What the establishment couldn’t take in real time was the shock of witnessing the precipitous change from one decade to the next. It was 1991: here were the glam, moneyed “executive woman” looks and values of the New York ’80s being overthrown by the scrappy, unmade-up, anti-glamour waif-generation energy of the coming ’90s. Vogue, being pro-fashion and excited by every aesthetic creative leap into the future, loved it, of course. Thanks to Marc Jacobs, the door had been opened to a whole new kind of model, a new young breed of hair and makeup people, stylists, and photographers. A lot of them piled into New York from London.
Anyway, the moral of that day still stands. The conservative reactionaries, fearful that “no woman wants to dress like that” were completely wrong.
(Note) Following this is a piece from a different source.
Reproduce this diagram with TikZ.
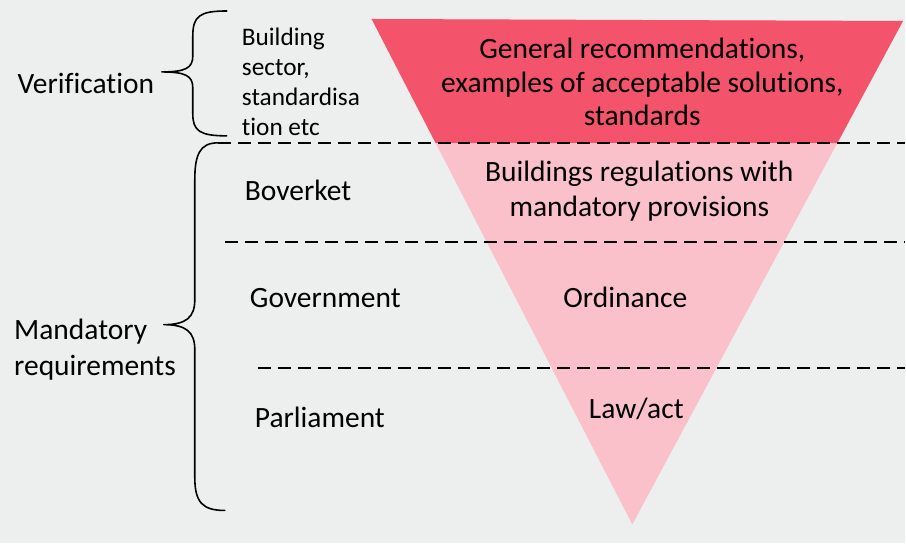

Soon everyone wanted long print dresses—liberation from trussed-up mini-skirted power suits—and everything Marc had shown that day was absorbed, normalized, and making fortunes for high street retailers. His grunge collection has been periodically revisited and requoted, sometimes by himself, ever since. Moral, clause two: Fashion needs the daring and controversy stirred up by designers who are saying important stuff about the times we’re living in, or it goes stale and boring. On that day, Marc Jacobs was marked out as one of the few capable of doing that. Seeing him prove it for the first time was an unforgettable piece of good luck.